Now, onto a small criticism. At one point in his book, Hawkins gives a approving nod to John Searle for his famous 'Chinese Room' criticism of AI. For some background on this argument, see this Wikipedia entry. I disagree with Searle's arguments; and I was very surprised that Hawkins agreed, especially given his arguments throughout his book. The "Systems Reply", in my opinion, is the best counter argument. It says that the person in the room doesn't understand Chinese, but the combination of the book, the person and the reams of scratch paper, taken as a whole, understand Chinese.

Consider what it really takes to answer questions about a story: the ability to recognize not just words, but their meaning. And not just the meaning in a dictionary-lookup sense, but rather the ability to compare the narrative to your internal model of the world. The simple linear stream of words builds in the reader an enormous model, a predictive model, of the world in the story; a model based on the reader's own world model.

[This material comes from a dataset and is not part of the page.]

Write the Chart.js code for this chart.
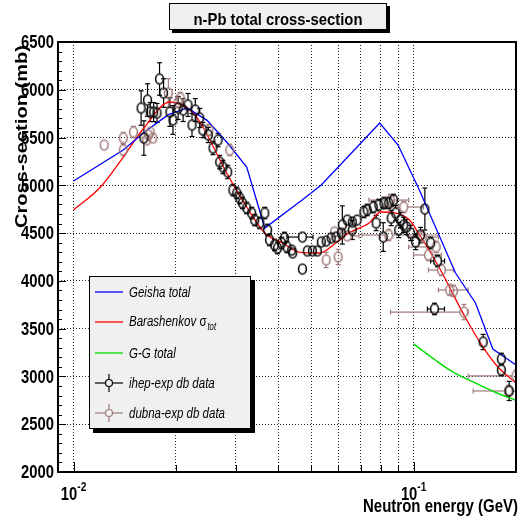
<!DOCTYPE html>
<html>
<head>
<meta charset="utf-8">
<title>n-Pb total cross-section</title>
<script src="https://cdn.jsdelivr.net/npm/chart.js@4/dist/chart.umd.min.js"></script>
<style>
  body { margin: 0; background: #fff; }
  canvas { display: block; }
</style>
</head>
<body>
<canvas id="xsec" width="522" height="527"></canvas>
<script>
// energies in GeV, cross-sections in mb

// model curves
const geishaE = [0.0100, 0.0140, 0.0162, 0.0190, 0.0216, 0.0247, 0.0284, 0.0323, 0.0365, 0.0470, 0.0535, 0.0795, 0.0900, 0.1033, 0.1328, 0.1520, 0.1710, 0.2000];
const geishaS = [5045, 5370, 5560, 5740, 5810, 5680, 5440, 5190, 4553, 4846, 5003, 5652, 5422, 4972, 4082, 3769, 3287, 3120];

const barashE = [0.0100, 0.0120, 0.0140, 0.0161, 0.0192, 0.0225, 0.0240, 0.0282, 0.0323, 0.0365, 0.0412, 0.0460, 0.0528, 0.0590, 0.0645, 0.0740, 0.0800, 0.0886, 0.0973, 0.1033, 0.1110, 0.1200, 0.1417, 0.1620, 0.1770, 0.2000];
const barashS = [4742, 4982, 5296, 5600, 5872, 5757, 5610, 5129, 4773, 4501, 4396, 4302, 4292, 4396, 4501, 4605, 4721, 4710, 4637, 4501, 4323, 4114, 3622, 3277, 3099, 2931];

const ggE = [0.100, 0.115, 0.130, 0.150, 0.175, 0.200];
const ggS = [3340, 3180, 3050, 2940, 2830, 2750];

// ihep-exp points
const ihepE = [0.0158, 0.0161, 0.0165, 0.0168, 0.0172, 0.0176, 0.0179, 0.0184, 0.0192, 0.0196, 0.0203, 0.0210, 0.0217, 0.0223, 0.0228, 0.0235, 0.0240, 0.0249, 0.0257, 0.0266, 0.0269, 0.0275, 0.0284, 0.0294, 0.0302, 0.0308, 0.0314, 0.0323, 0.0334, 0.0341, 0.0353, 0.0365, 0.0372, 0.0377, 0.0390, 0.0398, 0.0409, 0.0417, 0.0424, 0.0438, 0.0441, 0.0471, 0.0471, 0.0487, 0.0504, 0.0521, 0.0535, 0.0553, 0.0572, 0.0591, 0.0613, 0.0617, 0.0638, 0.0660, 0.0682, 0.0660, 0.0714, 0.0730, 0.0761, 0.0790, 0.0818, 0.0845, 0.0873, 0.0776, 0.0814, 0.0859, 0.0886, 0.0916, 0.0935, 0.0904, 0.0954, 0.0980, 0.1014, 0.1079, 0.1048, 0.1122, 0.1176, 0.1152, 0.1601, 0.1811, 0.1811, 0.1910];
const ihepS = [5809, 5495, 5893, 5767, 5767, 5757, 6113, 5966, 5767, 5684, 5809, 5788, 5841, 5631, 5788, 5705, 5579, 5527, 5391, 5474, 5244, 5192, 5140, 4951, 4920, 4867, 4815, 4763, 4710, 4637, 4606, 4710, 4533, 4428, 4376, 4344, 4397, 4449, 4355, 4323, 4292, 4459, 4124, 4313, 4313, 4313, 4407, 4417, 4449, 4459, 4501, 4585, 4637, 4616, 4637, 4533, 4721, 4742, 4773, 4794, 4815, 4815, 4846, 4606, 4459, 4658, 4710, 4637, 4585, 4533, 4564, 4501, 4407, 4752, 4480, 4397, 4208, 3706, 3360, 3183, 3067, 2848];
const ihepErr = [180, 180, 170, 100, 100, 100, 170, 150, 150, 150, 120, 120, 120, 120, 120, 100, 80, 80, 70, 70, 70, 70, 70, 60, 60, 60, 60, 60, 60, 60, 60, 60, 60, 60, 60, 60, 60, 60, 60, 50, 50, 50, 50, 50, 50, 50, 50, 50, 50, 50, 50, 200, 50, 50, 50, 100, 60, 60, 60, 60, 60, 60, 60, 80, 150, 80, 80, 80, 80, 80, 80, 80, 80, 220, 80, 60, 60, 60, 80, 60, 60, 100];
// [point index, low E, high E]
const ihepXerr = [[41, 0.0424, 0.0506], [76, 0.1122, 0.1233], [77, 0.1098, 0.1232]];

// dubna-exp points
const dubnaE = [0.0123, 0.0140, 0.0140, 0.0150, 0.0164, 0.0166, 0.0168, 0.0171, 0.0190, 0.0203, 0.0206, 0.0250, 0.0288, 0.0553, 0.0600, 0.0585, 0.0638, 0.0855, 0.0935, 0.0845, 0.1060, 0.1106, 0.1207, 0.1276, 0.1310, 0.1406, 0.2000, 0.1900, 0.1165];
const dubnaS = [5422, 5495, 5370, 5558, 5474, 5527, 5558, 5495, 5966, 5872, 5914, 5579, 5370, 4219, 4250, 4512, 4470, 4846, 4773, 4480, 4459, 4271, 4114, 3905, 3895, 3674, 3005, 2848, 4355];
const dubnaErr = [50, 60, 60, 60, 40, 40, 40, 40, 150, 60, 60, 60, 60, 80, 80, 40, 40, 60, 60, 60, 60, 60, 60, 60, 60, 80, 60, 60, 60];
const dubnaElo = [null, null, null, null, null, null, null, null, null, null, null, null, null, null, null, 0.0572, 0.0604, 0.0739, 0.0818, 0.0705, 0.0967, 0.1000, 0.1106, 0.1183, null, 0.0855, 0.1447, 0.1497, 0.0967];
const dubnaEhi = [null, null, null, null, null, null, null, null, null, null, null, null, null, null, null, 0.0668, 0.0691, 0.0967, 0.1068, 0.1183, 0.1183, 0.1207, 0.1310, 0.1447, null, 0.1447, 0.2000, 0.2000, 0.1160];

// axis ticks
const xTicks = [0.01, 0.02, 0.03, 0.04, 0.05, 0.06, 0.07, 0.08, 0.09, 0.1, 0.2];
const xLabelled = [0.01, 0.1];

const BROWN = '#a07a7a';
const FONT = '"Liberation Sans", Arial, Helvetica, sans-serif';

const pts = (xs, ys) => xs.map((x, i) => ({ x: x, y: ys[i] }));

// hollow marker, a bit taller than wide
function ring(color) {
    const c = document.createElement('canvas');
    c.width = 11;
    c.height = 13;
    const g = c.getContext('2d');
    g.strokeStyle = color;
    g.lineWidth = 1.5;
    g.beginPath();
    g.ellipse(5.5, 6.5, 3.9, 4.9, 0, 0, Math.PI * 2);
    g.stroke();
    return c;
}

function line(ctx, x1, y1, x2, y2) {
    ctx.beginPath();
    ctx.moveTo(x1, y1);
    ctx.lineTo(x2, y2);
    ctx.stroke();
}

function drawErrors(ctx, xs, ys, E, S, err, xerr, color) {
    ctx.strokeStyle = color;
    ctx.lineWidth = 1.2;
    const cap = 2.5;
    E.forEach((e, i) => {
        const px = xs.getPixelForValue(e);
        const py = ys.getPixelForValue(S[i]);
        const top = ys.getPixelForValue(S[i] + err[i]);
        const bot = ys.getPixelForValue(S[i] - err[i]);
        if (top < py - 5) {
            line(ctx, px, top, px, py - 5);
            line(ctx, px - cap, top, px + cap, top);
        }
        if (bot > py + 5) {
            line(ctx, px, py + 5, px, bot);
            line(ctx, px - cap, bot, px + cap, bot);
        }
        const h = xerr(i);
        if (h) {
            const l = xs.getPixelForValue(h[0]);
            const r = xs.getPixelForValue(h[1]);
            if (l < px - 4) {
                line(ctx, l, py, px - 4, py);
                line(ctx, l, py - cap, l, py + cap);
            }
            if (r > px + 4) {
                line(ctx, px + 4, py, r, py);
                line(ctx, r, py - cap, r, py + cap);
            }
        }
    });
}

// text squeezed horizontally by sx
function sqText(ctx, text, x, y, sx, align) {
    ctx.save();
    ctx.translate(x, y);
    ctx.scale(sx, 1);
    ctx.textAlign = align || 'left';
    ctx.fillText(text, 0, 0);
    ctx.restore();
}

function boxWithShadow(ctx, x, y, w, h, sh) {
    ctx.fillStyle = '#000';
    ctx.fillRect(x + sh, y + sh, w, h);
    ctx.fillStyle = '#f0f0f0';
    ctx.fillRect(x, y, w, h);
    ctx.strokeStyle = '#000';
    ctx.lineWidth = 1;
    ctx.strokeRect(x + 0.5, y + 0.5, w - 1, h - 1);
}

const rootStyle = {
    id: 'rootStyle',
    beforeDatasetsDraw(chart) {
        const { ctx, chartArea: a, scales: { x, y } } = chart;
        ctx.save();
        ctx.beginPath();
        ctx.rect(a.left, a.top, a.width, a.height);
        ctx.clip();
        const ihepH = {};
        ihepXerr.forEach(h => { ihepH[h[0]] = [h[1], h[2]]; });
        drawErrors(ctx, x, y, dubnaE, dubnaS, dubnaErr,
            i => dubnaElo[i] ? [dubnaElo[i], dubnaEhi[i]] : null, BROWN);
        drawErrors(ctx, x, y, ihepE, ihepS, ihepErr, i => ihepH[i], '#000');
        ctx.restore();
    },
    afterDraw(chart) {
        const { ctx, chartArea: a, scales: { x, y } } = chart;
        ctx.save();

        // frame and inward tick marks
        ctx.strokeStyle = '#000';
        ctx.lineWidth = 2;
        ctx.strokeRect(a.left, a.top, a.width, a.height);
        ctx.lineWidth = 1;
        for (let v = y.min; v <= y.max; v += 100) {
            const py = Math.round(y.getPixelForValue(v)) + 0.5;
            const len = v % 500 === 0 ? 8 : 4;
            line(ctx, a.left, py, a.left + len, py);
        }
        xTicks.forEach(v => {
            const px = Math.round(x.getPixelForValue(v)) + 0.5;
            const len = xLabelled.includes(v) ? 10 : 7;
            line(ctx, px, a.bottom, px, a.bottom - len);
        });

        ctx.fillStyle = '#000';

        // y tick labels
        ctx.font = 'bold 19px ' + FONT;
        ctx.textBaseline = 'middle';
        y.ticks.forEach(t => {
            sqText(ctx, String(t.value), 54, y.getPixelForValue(t.value) + 1, 0.78, 'right');
        });
        ctx.textBaseline = 'alphabetic';

        // x tick labels as powers of ten
        xLabelled.forEach(v => {
            const px = x.getPixelForValue(v);
            const sup = String(Math.round(Math.log10(v)));
            ctx.font = 'bold 19px ' + FONT;
            const w1 = ctx.measureText('10').width * 0.78;
            ctx.font = 'bold 13px ' + FONT;
            const w2 = ctx.measureText(sup).width * 0.78;
            const x0 = px - (w1 + w2) / 2;
            ctx.font = 'bold 19px ' + FONT;
            sqText(ctx, '10', x0, 500, 0.78);
            ctx.font = 'bold 13px ' + FONT;
            sqText(ctx, sup, x0 + w1, 491, 0.78);
        });

        // axis titles
        ctx.font = 'bold 19px ' + FONT;
        const xt = 'Neutron energy (GeV)';
        sqText(ctx, xt, 518, 512, 155 / ctx.measureText(xt).width, 'right');

        ctx.font = 'bold 20px ' + FONT;
        const yt = 'Cross-section (mb)';
        ctx.save();
        ctx.translate(27, 228);
        ctx.rotate(-Math.PI / 2);
        ctx.scale(183 / ctx.measureText(yt).width, 0.85);
        ctx.fillText(yt, 0, 0);
        ctx.restore();

        // title box
        boxWithShadow(ctx, 169, 3, 218, 27, 3);
        ctx.fillStyle = '#000';
        ctx.font = 'bold 17px ' + FONT;
        const tt = 'n-Pb total cross-section';
        sqText(ctx, tt, 278, 25, 169 / ctx.measureText(tt).width, 'center');

        // legend
        boxWithShadow(ctx, 89, 276, 162, 153, 4);
        const rows = [292, 322, 353, 383, 413];
        const lx1 = 95, lx2 = 123, lxm = 109, tx = 129;
        ctx.lineWidth = 1.3;
        [['#0000ff', 0], ['#ff0000', 1], ['#00dd00', 2]].forEach(([c, r]) => {
            ctx.strokeStyle = c;
            line(ctx, lx1, rows[r], lx2, rows[r]);
        });
        [['#000', 3], [BROWN, 4]].forEach(([c, r]) => {
            ctx.strokeStyle = c;
            ctx.lineWidth = 1.2;
            line(ctx, lx1, rows[r], lxm - 3.5, rows[r]);
            line(ctx, lxm + 3.5, rows[r], lx2, rows[r]);
            line(ctx, lxm, rows[r] - 9, lxm, rows[r] - 3.5);
            line(ctx, lxm, rows[r] + 3.5, lxm, rows[r] + 9);
            ctx.beginPath();
            ctx.arc(lxm, rows[r], 3.5, 0, Math.PI * 2);
            ctx.stroke();
        });

        ctx.fillStyle = '#000';
        ctx.font = 'italic 15px ' + FONT;
        const lsx = 96 / ctx.measureText('dubna-exp db data').width;
        sqText(ctx, 'Geisha total', tx, rows[0] + 5, lsx);
        const bar = 'Barashenkov ';
        sqText(ctx, bar, tx, rows[1] + 4, lsx);
        const bw = ctx.measureText(bar).width * lsx;
        ctx.font = '15px ' + FONT;
        sqText(ctx, 'σ', tx + bw, rows[1] + 4, lsx);
        const sw = ctx.measureText('σ').width * lsx;
        ctx.font = 'italic 10px ' + FONT;
        sqText(ctx, 'tot', tx + bw + sw + 1, rows[1] + 8, lsx);
        ctx.font = 'italic 15px ' + FONT;
        sqText(ctx, 'G-G total', tx, rows[2] + 5, lsx);
        sqText(ctx, 'ihep-exp db data', tx, rows[3] + 5, lsx);
        sqText(ctx, 'dubna-exp db data', tx, rows[4] + 5, lsx);

        ctx.restore();
    }
};

const ctx = document.getElementById('xsec').getContext('2d');

const xsecChart = new Chart(ctx, {
    type: 'scatter',
    data: {
        datasets: [
            {
                label: 'ihep-exp db data',
                data: pts(ihepE, ihepS),
                pointStyle: ring('#000'),
                pointRadius: 5
            },
            {
                label: 'dubna-exp db data',
                data: pts(dubnaE, dubnaS),
                pointStyle: ring(BROWN),
                pointRadius: 5
            },
            {
                label: 'Geisha total',
                data: pts(geishaE, geishaS),
                showLine: true,
                borderColor: '#0000ff',
                borderWidth: 1.3,
                pointRadius: 0
            },
            {
                label: 'Barashenkov σtot',
                data: pts(barashE, barashS),
                showLine: true,
                cubicInterpolationMode: 'monotone',
                borderColor: '#ff0000',
                borderWidth: 1.3,
                pointRadius: 0
            },
            {
                label: 'G-G total',
                data: pts(ggE, ggS),
                showLine: true,
                cubicInterpolationMode: 'monotone',
                borderColor: '#00dd00',
                borderWidth: 1.5,
                pointRadius: 0
            }
        ]
    },
    options: {
        responsive: false,
        animation: false,
        events: [],
        layout: {
            padding: { left: 58, top: 42, right: 5, bottom: 55 }
        },
        plugins: {
            legend: { display: false },
            tooltip: { enabled: false }
        },
        scales: {
            x: {
                type: 'logarithmic',
                min: 0.009,
                max: 0.2,
                afterBuildTicks: scale => {
                    scale.ticks = xTicks.slice(0, 10).map(v => ({ value: v }));
                },
                afterFit: scale => { scale.height = 0; },
                ticks: { display: false },
                grid: { color: '#222', lineWidth: 1, drawTicks: false },
                border: { display: false, dash: [1, 2] }
            },
            y: {
                min: 2000,
                max: 6500,
                ticks: { display: false, stepSize: 500 },
                afterFit: scale => { scale.width = 0; },
                grid: { color: '#222', lineWidth: 1, drawTicks: false },
                border: { display: false, dash: [1, 2] }
            }
        }
    },
    plugins: [rootStyle]
});
</script>
</body>
</html>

I suggest that the book needs to contain an entire memory-prediction hierarchy, an entire world model of some sophistication, in order to answer questions about the story. There can be no intelligent commentary on the story without the predictive richness of a mind. Searle misleads us into thinking that the book, the program, is a slim volume that only implements a translation algorithm. The book needs to be enormous, essentially capturing the representational richness of the neocortex. Perhaps the book would have to be a detailed map of the relevant neuronal structures -- like in "A Conversation with Einstein's Brain" in "Godel, Esher, Bach" by Hofstadter.

If the Chinese Room, as a whole, implements a (to use Hawkins's term) memory-prediction hierarchy, then it is capable of really understanding Chinese. Case closed.